WahanaNews.co | Krisis politik di Myanmar belum kunjung usai.
Myanmar yang awalnya dipimpin oligarki
militer dan beralih menjadi sistem demokrasi, oleh militer kembali direbut
kekuasaan yang memicu demonstrasi berujung kekerasan militer.
Baca Juga:
Bertahan di Rakhine, Etnis Rohingya Seolah Hidup Tanpa Harapan
Wakil Direktur Multilateral Economic,
Financial, and International Institution CMEA, Dr Muhammad Hadianto, mengatakan, politik luar negeri Indonesia saat ini menekankan
diplomasi bilateral.
Ada lima faktor penting yang menentukannya.
Antara lain, aktor
yang terlibat, kepentingan nasional, dampak domestik, lingkungan strategis, dan gagasan.
Baca Juga:
Aung San Suu Kyi Divonis 6 Tahun Penjara
Ia menuturkan, ada dua elemen
transformasi politik luar negeri Indonesia, yaitu unsur keberlanjutan dan unsur
perubahan.
"Sebagai negara yang menganut
prinsip politik bebas aktif, Indonesia memiliki kebebasan menentukan sikap
dalam kebijakan internasional dan aktif mewujudkan perdamaian dunia," katanya, dalam webinar yang digelar Hubungan Internasional Universitas Islam Indonesia, Kamis (5/8/2021).
Mantan Duta Besar RI untuk Myanmar, Dr
Ito Sumardi, menuturkan, transisi demokratisasi di Myanmar bermula ketika
junta militer menyetujui adanya pemilu demokratis pada 2015.
Hal itu dilakukan karena mereka
optimistis akan menang.
Namun, Partai Liga Nasional untuk
Demokrasi (NLD) milik Aun San Suu Kyi menang telak.
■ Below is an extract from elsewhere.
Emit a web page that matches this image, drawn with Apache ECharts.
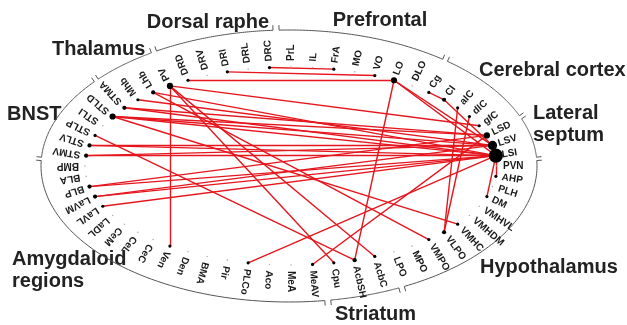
<!DOCTYPE html>
<html>
<head>
<meta charset="utf-8">
<script src="https://cdn.jsdelivr.net/npm/echarts@6/dist/echarts.min.js"></script>
<style>
  html, body { margin: 0; padding: 0; background: #fff; }
  #chart { width: 627px; height: 325px; }
</style>
</head>
<body>
<div id="chart"></div>
<script>
// Brain regions, each group listed counter-clockwise around the ring,
// starting at the lateral septum on the right-hand side.
const groupNames = ['Lateral septum', 'Cerebral cortex', 'Prefrontal', 'Dorsal raphe', 'Thalamus',
  'BNST', 'Amygdaloid regions', 'Striatum', 'Hypothalamus'];
const lateralSeptum = ['LSI', 'LSV', 'LSD'];
const cerebralCortex = ['gIC', 'dIC', 'aIC', 'Cl', 'Cg'];
const prefrontal = ['DLO', 'LO', 'VO', 'MO', 'FrA', 'IL', 'PrL'];
const dorsalRaphe = ['DRC', 'DRL', 'DRI', 'DRV', 'DRD'];
const thalamus = ['PV', 'Lhb', 'Mhb'];
const bnst = ['STMA', 'STLD', 'STLI', 'STLP', 'STLV', 'STMV'];
const amygdaloid = ['BMP', 'BLA', 'BLP', 'LaVM', 'LaVL', 'LaDL', 'CeM', 'CeL', 'CeC', 'Ven', 'Den',
  'BMA', 'Pir', 'PLCo', 'Aco', 'MeA', 'MeAV'];
const striatum = ['Cpu', 'AcbSH', 'AcbC'];
const hypothalamus = ['LPO', 'MPO', 'VMPO', 'VLPO', 'VMHC', 'VMHDM', 'VMHVL', 'DM', 'PLH', 'AHP', 'PVN'];

// Pairs of connected regions
const connections = [
  ['DRC', 'FrA'], ['DRI', 'VO'], ['DRD', 'LO'],
  ['PV', 'Ven'], ['PV', 'gIC'], ['PV', 'Cpu'], ['PV', 'AcbC'],
  ['Lhb', 'LSI'], ['Lhb', 'VMPO'], ['Mhb', 'LSV'],
  ['STMA', 'LSD'], ['STMA', 'LSI'],
  ['STLD', 'LSD'], ['STLD', 'LSV'], ['STLD', 'LSI'], ['STLD', 'VMHC'],
  ['STLP', 'AcbSH'],
  ['STLV', 'LSI'], ['STLV', 'LSV'], ['STMV', 'LSI'], ['STMV', 'LSV'],
  ['BLP', 'LSI'], ['BLP', 'LSD'], ['LaVM', 'LSV'], ['LaVM', 'LSI'], ['LaVL', 'LSI'],
  ['PLCo', 'LSI'], ['MeAV', 'LSD'], ['AcbSH', 'LO'],
  ['aIC', 'VLPO'], ['dIC', 'VLPO'], ['Cg', 'Cl'], ['Cl', 'LSV'],
  ['LO', 'LSI'], ['LO', 'LSV'], ['AHP', 'LSI'], ['DM', 'LSI']
];

const groups = [lateralSeptum, cerebralCortex, prefrontal, dorsalRaphe, thalamus, bnst,
  amygdaloid, striatum, hypothalamus];
const nodes = [].concat(...groups);

// Ring geometry (pixel units of the hidden 1:1 axes)
const RING = { cx: 291, cy: 166, rx: 206, ry: 99 };
const BRACE = { cx: 289, cy: 166, rx: 248, ry: 136 };
const STEP = 360 / nodes.length;
const START = STEP;
const RAD = Math.PI / 180;

function nodeAngle(i) { return START + STEP * i; }
function onEllipse(e, tDeg) {
  const t = tDeg * RAD;
  return [e.cx + e.rx * Math.cos(t), e.cy - e.ry * Math.sin(t)];
}

const degree = {};
nodes.forEach(n => { degree[n] = 0; });
connections.forEach(([a, b]) => { degree[a]++; degree[b]++; });

const groupRanges = [];
let offset = 0;
groups.forEach(g => { groupRanges.push([offset, offset + g.length - 1]); offset += g.length; });

const chart = echarts.init(document.getElementById('chart'));

const titleFont = 'bold 20px "Liberation Sans", Arial, sans-serif';
const titleColor = '#222';
const titleLayout = {
  'Lateral septum': { x: 533, y: 124, text: 'Lateral\nseptum', align: 'left' },
  'Cerebral cortex': { x: 479, y: 70, align: 'left' },
  'Prefrontal': { x: 380, y: 20, align: 'center' },
  'Dorsal raphe': { x: 208, y: 22, align: 'center' },
  'Thalamus': { x: 52, y: 49, align: 'left' },
  'BNST': { x: 7, y: 114, align: 'left' },
  'Amygdaloid regions': { x: 12, y: 270, text: 'Amygdaloid\nregions', align: 'left' },
  'Striatum': { x: 335, y: 314, align: 'left' },
  'Hypothalamus': { x: 480, y: 267, align: 'left' }
};

chart.setOption({
  animation: false,
  grid: { left: 0, right: 0, top: 0, bottom: 0 },
  xAxis: { type: 'value', min: 0, max: 627, show: false },
  yAxis: { type: 'value', min: 0, max: 325, inverse: true, show: false },
  graphic: groupNames.map(name => {
    const L = titleLayout[name];
    return {
      type: 'text', x: L.x, y: L.y, silent: true,
      style: {
        text: L.text || name, font: titleFont, fill: titleColor,
        align: L.align, verticalAlign: 'middle', lineHeight: 22
      }
    };
  }),
  series: [
    {
      // group braces along the outer ring
      type: 'custom',
      coordinateSystem: 'cartesian2d',
      silent: true,
      data: groupRanges.map((r, gi) => [gi, r[0], r[1]]),
      renderItem(params, api) {
        const a = api.value(1), b = api.value(2);
        const t0 = nodeAngle(a) - STEP / 2 + 0.7;
        const t1 = nodeAngle(b) + STEP / 2 - 0.7;
        const tick = t => {
          const t2 = t * RAD;
          let nx = Math.cos(t2) / BRACE.rx, ny = Math.sin(t2) / BRACE.ry;
          const len = Math.hypot(nx, ny);
          nx /= len; ny /= len;
          const p = onEllipse(BRACE, t);
          return api.coord([p[0] + 5 * nx, p[1] - 5 * ny]);
        };
        const pts = [tick(t0)];
        const n = 60;
        for (let k = 0; k <= n; k++) {
          pts.push(api.coord(onEllipse(BRACE, t0 + (t1 - t0) * k / n)));
        }
        pts.push(tick(t1));
        return {
          type: 'polyline',
          shape: { points: pts },
          style: { stroke: '#555', fill: null, lineWidth: 1 }
        };
      }
    },
    {
      type: 'graph',
      coordinateSystem: 'cartesian2d',
      silent: true,
      data: nodes.map((name, i) => ({
        name,
        value: onEllipse(RING, nodeAngle(i)),
        symbolSize: degree[name] ? 2.2 + degree[name] : 1.6,
        itemStyle: { color: degree[name] ? '#000' : '#b0b0b0' }
      })),
      links: connections.map(([s, t]) => ({ source: s, target: t })),
      lineStyle: { color: '#e5161d', width: 1.4, opacity: 1, curveness: 0 },
      label: { show: false },
      emphasis: { disabled: true },
      z: 3
    },
    {
      // region abbreviations, pointing outward from each node
      type: 'custom',
      coordinateSystem: 'cartesian2d',
      silent: true,
      data: nodes.map((name, i) => onEllipse(RING, nodeAngle(i)).concat(i)),
      renderItem(params, api) {
        const i = api.value(2);
        const t = nodeAngle(i) * RAD;
        const th = Math.atan2(1.5 * Math.sin(t), Math.cos(t));
        const p = api.coord([api.value(0), api.value(1)]);
        const gap = 6;
        return {
          type: 'text',
          x: p[0] + gap * Math.cos(th),
          y: p[1] - gap * Math.sin(th),
          rotation: th,
          style: {
            text: nodes[i],
            font: 'bold 10px "Liberation Sans", Arial, sans-serif',
            fill: '#1a1a1a',
            align: 'left',
            verticalAlign: 'middle'
          }
        };
      },
      z: 4
    }
  ]
});
</script>
</body>
</html>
Pada 2020, NLD kembali memenangkan
pemilu di Myanmar.
Militer menuding NLD lakukan
kecurangan, memunculkan kudeta, dan kerusuhan.
Internasional menyatakan
ketidaksetujuan atas kekerasan terhadap warga sipil, tapi diabaikan.
Ito mengaku aktif mendorong Pemerintah
Indonesia mendesak Pemerintah Myanmar mempertahankan demokrasi lewat dialog
persuasif.
"Begitu pula isu kemanusiaan di
Rohingya yang harus segera diselesaikan," ujar Ito.
Dosen Universitas Bina Nusantara, Dr
Dinna Prapto Raharja, menilai, Myanmar merupakan negara
yang sangat tertutup dan penuh kelompok bersenjata.
Sehingga, melakukan perdamaian di
negara itu bisa menjadi rumit dan mahal.
Setelah kudeta Myanmar 1 Februari
2021, situasi tampak semakin memburuk.
Dinna melihat, kebijakan luar negeri
Indonesia belum tepat dalam mengambil jalan, Myanmar masih transisi dan belum
siap jadi negara demokrasi seutuhnya.
Meski begitu, ASEAN memperlakukan
Myanmar selayaknya negara-negara lain yang memiliki sistem demokrasi lebih
mapan.
Hasil negosiasi diplomatik berubah
jadi hasil yang buruk.
Maka itu, apa yang ingin dicapai
Indonesia perlu diubah.
"Perlu lebih dipahami, Myanmar itu harus datang dari solidaritas dan kepedulian dari
masyarakat sipil. Situasinya masih sangat rapuh, saya merekomendasikan perlunya
melakukan reformasi terhadap ASEAN," katanya. [qnt]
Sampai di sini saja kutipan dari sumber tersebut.